Problem details: Repeat exactly, please, the lines that begin at the start of the listing and end at the line holding "-20.4, -18.3, -17.2]".

## begin Data segment

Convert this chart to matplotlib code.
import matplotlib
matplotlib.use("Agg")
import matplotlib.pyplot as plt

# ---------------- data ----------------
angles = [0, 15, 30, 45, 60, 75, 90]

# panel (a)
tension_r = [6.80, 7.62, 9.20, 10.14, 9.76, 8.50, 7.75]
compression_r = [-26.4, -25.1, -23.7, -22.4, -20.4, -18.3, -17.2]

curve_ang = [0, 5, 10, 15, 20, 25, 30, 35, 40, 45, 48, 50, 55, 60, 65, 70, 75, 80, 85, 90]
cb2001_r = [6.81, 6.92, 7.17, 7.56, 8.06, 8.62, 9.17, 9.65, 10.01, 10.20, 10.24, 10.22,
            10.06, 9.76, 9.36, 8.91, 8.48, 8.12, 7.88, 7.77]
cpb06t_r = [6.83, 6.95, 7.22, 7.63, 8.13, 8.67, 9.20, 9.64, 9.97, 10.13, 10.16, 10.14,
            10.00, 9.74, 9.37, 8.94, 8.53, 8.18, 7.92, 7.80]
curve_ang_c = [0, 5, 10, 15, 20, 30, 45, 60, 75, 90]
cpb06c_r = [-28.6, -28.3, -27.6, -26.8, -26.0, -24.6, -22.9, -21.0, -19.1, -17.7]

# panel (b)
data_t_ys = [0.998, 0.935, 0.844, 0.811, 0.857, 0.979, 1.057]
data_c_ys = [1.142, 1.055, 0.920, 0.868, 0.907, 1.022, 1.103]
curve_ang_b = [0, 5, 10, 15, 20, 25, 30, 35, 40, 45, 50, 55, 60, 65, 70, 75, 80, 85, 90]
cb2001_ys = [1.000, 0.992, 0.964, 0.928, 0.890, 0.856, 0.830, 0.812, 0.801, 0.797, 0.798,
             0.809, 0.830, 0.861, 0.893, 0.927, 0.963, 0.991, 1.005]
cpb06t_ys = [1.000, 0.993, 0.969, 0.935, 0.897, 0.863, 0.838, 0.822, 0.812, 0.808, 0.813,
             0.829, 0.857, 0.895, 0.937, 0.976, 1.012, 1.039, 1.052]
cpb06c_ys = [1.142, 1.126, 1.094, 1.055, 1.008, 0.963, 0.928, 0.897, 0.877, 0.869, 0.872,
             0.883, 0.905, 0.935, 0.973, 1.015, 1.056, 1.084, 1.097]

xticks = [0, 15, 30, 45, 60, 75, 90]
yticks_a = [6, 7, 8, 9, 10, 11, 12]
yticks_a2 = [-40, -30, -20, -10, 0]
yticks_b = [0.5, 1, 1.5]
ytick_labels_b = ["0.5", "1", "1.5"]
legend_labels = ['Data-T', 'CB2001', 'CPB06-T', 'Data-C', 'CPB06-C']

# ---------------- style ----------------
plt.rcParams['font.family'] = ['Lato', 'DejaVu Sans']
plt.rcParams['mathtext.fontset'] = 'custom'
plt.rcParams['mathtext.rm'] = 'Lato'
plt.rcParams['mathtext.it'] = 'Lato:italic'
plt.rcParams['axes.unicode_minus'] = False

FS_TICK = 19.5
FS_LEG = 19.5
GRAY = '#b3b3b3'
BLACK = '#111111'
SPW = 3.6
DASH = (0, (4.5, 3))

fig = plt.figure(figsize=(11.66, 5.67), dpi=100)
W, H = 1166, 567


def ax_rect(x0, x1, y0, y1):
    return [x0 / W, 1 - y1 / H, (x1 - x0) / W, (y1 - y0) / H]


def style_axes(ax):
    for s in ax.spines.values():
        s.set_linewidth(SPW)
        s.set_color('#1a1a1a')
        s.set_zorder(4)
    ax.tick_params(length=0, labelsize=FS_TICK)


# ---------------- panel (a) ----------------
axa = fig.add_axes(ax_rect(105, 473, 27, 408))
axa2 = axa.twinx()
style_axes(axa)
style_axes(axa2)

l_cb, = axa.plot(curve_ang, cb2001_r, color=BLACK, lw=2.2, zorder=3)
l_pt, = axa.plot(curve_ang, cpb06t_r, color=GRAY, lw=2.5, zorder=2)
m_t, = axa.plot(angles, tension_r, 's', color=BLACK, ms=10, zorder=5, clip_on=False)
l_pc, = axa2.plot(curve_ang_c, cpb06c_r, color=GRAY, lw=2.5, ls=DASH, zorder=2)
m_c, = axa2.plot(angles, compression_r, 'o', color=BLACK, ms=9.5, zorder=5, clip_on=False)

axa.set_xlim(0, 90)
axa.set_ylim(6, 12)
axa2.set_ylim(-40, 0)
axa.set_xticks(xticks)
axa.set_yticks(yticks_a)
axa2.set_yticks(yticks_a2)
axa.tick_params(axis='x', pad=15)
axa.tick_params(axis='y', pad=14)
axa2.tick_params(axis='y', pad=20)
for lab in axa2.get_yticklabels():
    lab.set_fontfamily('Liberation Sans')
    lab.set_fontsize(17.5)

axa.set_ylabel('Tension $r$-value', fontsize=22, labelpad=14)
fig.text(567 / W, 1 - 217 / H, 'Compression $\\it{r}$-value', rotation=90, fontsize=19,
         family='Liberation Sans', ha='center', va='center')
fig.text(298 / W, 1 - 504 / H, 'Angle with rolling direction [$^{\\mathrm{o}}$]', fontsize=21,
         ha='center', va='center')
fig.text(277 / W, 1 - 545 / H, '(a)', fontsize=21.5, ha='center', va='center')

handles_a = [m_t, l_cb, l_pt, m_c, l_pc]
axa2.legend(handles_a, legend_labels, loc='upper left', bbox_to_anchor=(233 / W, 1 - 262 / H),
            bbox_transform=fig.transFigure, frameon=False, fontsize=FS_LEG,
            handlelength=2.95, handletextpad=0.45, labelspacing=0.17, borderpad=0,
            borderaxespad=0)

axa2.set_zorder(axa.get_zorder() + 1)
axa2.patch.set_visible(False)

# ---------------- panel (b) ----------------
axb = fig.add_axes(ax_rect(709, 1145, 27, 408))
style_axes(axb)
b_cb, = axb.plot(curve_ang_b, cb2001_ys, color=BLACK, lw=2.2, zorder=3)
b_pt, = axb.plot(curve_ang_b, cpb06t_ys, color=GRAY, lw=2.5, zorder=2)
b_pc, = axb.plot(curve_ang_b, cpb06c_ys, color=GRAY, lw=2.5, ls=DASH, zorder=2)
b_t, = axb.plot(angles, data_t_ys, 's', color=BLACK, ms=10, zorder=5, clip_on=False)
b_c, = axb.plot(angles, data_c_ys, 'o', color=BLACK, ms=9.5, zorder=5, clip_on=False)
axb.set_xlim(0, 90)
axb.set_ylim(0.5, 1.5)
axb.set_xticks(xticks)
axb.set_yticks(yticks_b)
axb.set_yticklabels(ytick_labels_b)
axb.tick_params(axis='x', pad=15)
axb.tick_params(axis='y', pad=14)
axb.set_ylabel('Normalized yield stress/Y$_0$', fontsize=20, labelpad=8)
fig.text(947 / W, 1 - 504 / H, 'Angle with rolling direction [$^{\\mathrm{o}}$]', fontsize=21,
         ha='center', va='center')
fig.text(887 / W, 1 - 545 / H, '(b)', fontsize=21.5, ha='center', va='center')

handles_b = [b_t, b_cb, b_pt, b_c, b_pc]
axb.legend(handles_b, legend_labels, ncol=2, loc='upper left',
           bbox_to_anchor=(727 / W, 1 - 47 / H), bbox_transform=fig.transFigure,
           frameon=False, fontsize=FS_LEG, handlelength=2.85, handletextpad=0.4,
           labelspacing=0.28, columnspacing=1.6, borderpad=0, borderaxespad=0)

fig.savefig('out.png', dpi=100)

## end Data segment

Finished exercise:
Convert this chart to matplotlib code.
import matplotlib
matplotlib.use("Agg")
import matplotlib.pyplot as plt

# ---------------- data ----------------
angles = [0, 15, 30, 45, 60, 75, 90]

# panel (a)
tension_r = [6.80, 7.62, 9.20, 10.14, 9.76, 8.50, 7.75]
compression_r = [-26.4, -25.1, -23.7, -22.4, -20.4, -18.3, -17.2]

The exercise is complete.